Gündem

HaberTürk yazarı Karaca: Oraları görmeden kimse "Deprem bölgesinde hayat normale dönüyor" gibi laflar etmesin

"Barınma ve tuvalet büyük sorun"

28 Şubat 2023 12:49

HaberTürk yazarı Nihal Bengisu Karaca, deprem bölgesinden izlenimlerini aktardı. Karaca, "Oraları görmeden kimse 'Deprem bölgesinde hayat normale dönüyor' gibi laflar etmesin. Dönmüyor. Uzun bir süre de dönemez" değerlendirmesini yaptı. 

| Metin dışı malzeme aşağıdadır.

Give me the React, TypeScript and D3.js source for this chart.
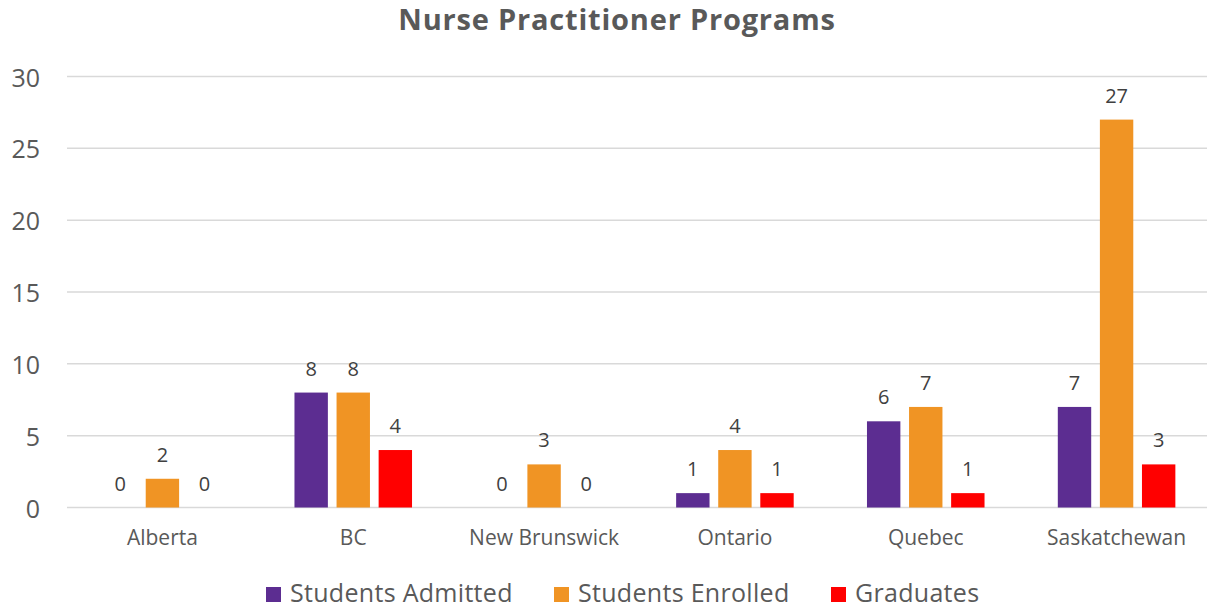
import React from "react";
import * as d3 from "d3";

const categories = ["Alberta", "BC", "New Brunswick", "Ontario", "Quebec", "Saskatchewan"];
const seriesNames = ["Students Admitted", "Students Enrolled", "Graduates"];
const admitted = [0, 8, 0, 1, 6, 7];
const enrolled = [2, 8, 3, 4, 7, 27];
const graduates = [0, 4, 0, 1, 1, 3];
const yTicks = [0, 5, 10, 15, 20, 25, 30];
const colors = ["#5C2D91", "#F09424", "#FF0000"];

const W = 1207;
const H = 608;
const FONT = "'Open Sans', sans-serif";
const TEXT = "#595959";

export default function App() {
  const series = [admitted, enrolled, graduates];
  const x = d3.scaleBand<string>().domain(categories).range([67, 1212]).padding(0);
  const y = d3.scaleLinear().domain([0, 30]).range([507.5, 76.5]);
  const band = x.bandwidth();
  const barW = band * 0.175;
  const gap = band * 0.0455;
  const groupW = barW * 3 + gap * 2;

  const legendX = [266, 554, 831];

  return (
    <svg width={W} height={H} style={{ position: "absolute", left: 0, top: 0, background: "#fff" }}>
      <text
        x={617}
        y={29.5}
        textAnchor="middle"
        fontFamily={FONT}
        fontWeight={700}
        fontSize={29}
        letterSpacing={0.8}
        fill={TEXT}
      >
        Nurse Practitioner Programs
      </text>
      {yTicks.map((t) => (
        <g key={t}>
          <line x1={67} x2={1212} y1={y(t)} y2={y(t)} stroke="#D9D9D9" strokeWidth={1.5} />
          <text x={40} y={y(t) + 10} textAnchor="end" fontFamily={FONT} fontSize={25} fill={TEXT}>
            {t}
          </text>
        </g>
      ))}
      {categories.map((c, i) => {
        const cx = (x(c) as number) + band / 2;
        const x0 = cx - groupW / 2;
        return (
          <g key={c}>
            {series.map((s, k) => {
              const bx = x0 + k * (barW + gap);
              const v = s[i];
              return (
                <g key={k}>
                  {v > 0 && (
                    <rect x={bx} y={y(v)} width={barW} height={y(0) - y(v)} fill={colors[k]} />
                  )}
                  <text
                    x={bx + barW / 2}
                    y={y(v) - 17}
                    textAnchor="middle"
                    fontFamily={FONT}
                    fontSize={20}
                    fill="#404040"
                  >
                    {v}
                  </text>
                </g>
              );
            })}
            <text x={cx} y={545} textAnchor="middle" fontFamily={FONT} fontSize={21} fill={TEXT}>
              {c}
            </text>
          </g>
        );
      })}
      {seriesNames.map((n, k) => (
        <g key={n}>
          <rect x={legendX[k]} y={587} width={15} height={15} fill={colors[k]} />
          <text
            x={legendX[k] + 24}
            y={602}
            fontFamily={FONT}
            fontSize={25}
            letterSpacing={0.3}
            fill={TEXT}
          >
            {n}
          </text>
        </g>
      ))}
    </svg>
  );
}
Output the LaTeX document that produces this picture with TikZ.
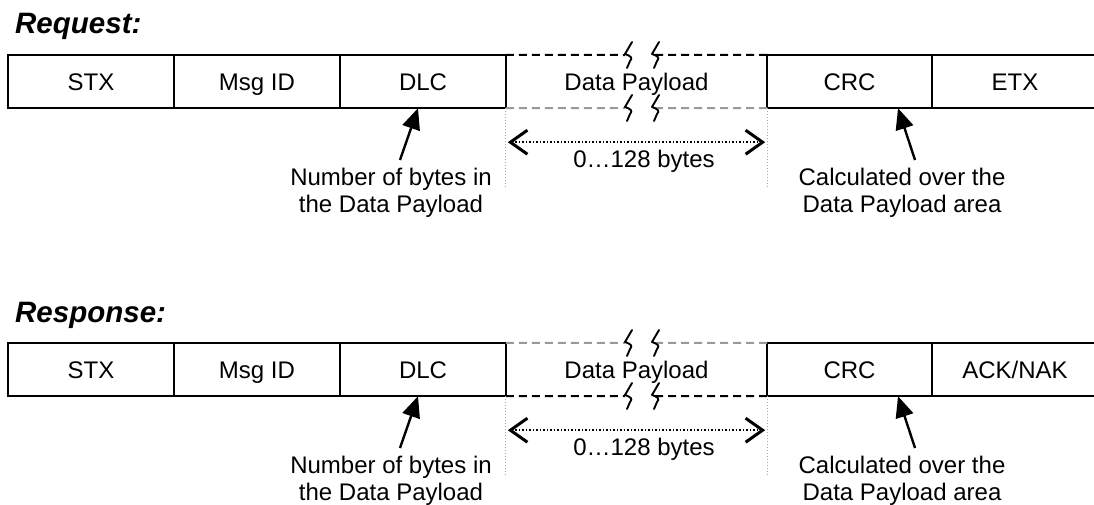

Karaca, yazısında, "İnsanlar sürekli 'İlk iki gün...' diyor ve iç çekiyorlar. 'Kimse yoktu, kimse gelmedi, yapayalnızdık'. Antakya ve Defne hayalet şehir olmuş. Hele Haraparası mahallesi, Kışlasaray Mahallesi, hele o Ayakkabıcılar Çarşısı’nın hali. İnsanın boğazına yumruk gibi çöküyor. Havada enkaz kaldırma ve hafriyat işlemleri dolayısıyla sürekli bir toz bulutu var. Soluduğunuz hava bile hava değil. Oraları görmeden kimse, 'Deprem bölgesinde hayat normale dönüyor' gibi laflar etmesin. Dönmüyor. Uzun bir süre de dönemez. Çadırkentler ve sıcak yemek ile bitmiyor iş. Barınma ve tuvalet büyük sorun. Çadırkentler elbette ilk yardım, acil müdahale mekaniğinin olmazsa olmazı. Ancak evi az-orta hasarlı olan insanlar evlerinin yakınında kalmak için çadıra ihtiyaç duyuyorlar" ifadesini kullandı.

Karaca, şunları kaydetti:

"Henüz elektrik ve su verilemediği için, hava da gayet ılık olup sıcağa dönmek üzere olduğu için salgın hastalık riskinden bahsediliyor. Bu arada aynı hava, gece acayip soğuk…Manzarası ve yürüyüş yolunun güzelliği nedeniyle Asi nehrinin etrafına kurulmuş evler ya yıkılmış, ya içlerine asla girilemeyecek kadar bükülmüş. Grapon kağıdı gibi kendi etrafında kıvrıla kıvrıla dönmüş yapılar 6 Şubat’ta cehennemin kapılarının bir değil iki kez açıldığına şehadet eder gibiler. Kıyamet kopmuş sanki. Ancak 'neredeyse' diye belirtmekte fayda var. Çünkü o kadar ağır bir darbeye maruz kalmış bu mahallerde bile 2000 sonrası yapıldığı belli olan yapılar iyi kötü ayakta kalabilmiş. Oturulabilir durumda değiller, girilebilir durumda da değiller; kolonları patlak vs ama sakinlerine canlı çıkacak fırsatı verdikleri belli; yaralı ve onurlu gaziler gibiler. Başka bir 'görece iyi' diyebileceğimiz şey de daha önce köy olan ve yamaca kurulmuş Sofular Mahallesi. Üflesen uçacak gibi görünen yığma bir ya da iki katlı evlerin çoğunun ufak tefek hasardan başka kusuru yok. Yıkılan tek tük. Kitaplara girecek bir örnek burası. Anahtar sözcük: Yamaç. Ova kolaydır ama yutar, dağ çetindir ama korur. Dış duvarlarının çoğu yıkılmış olmasına rağmen sapasağlam duran ön cephe camları gördüm ağır hasarlı yapılar arasında ve sayıları azımsanmayacak kadar çoktu."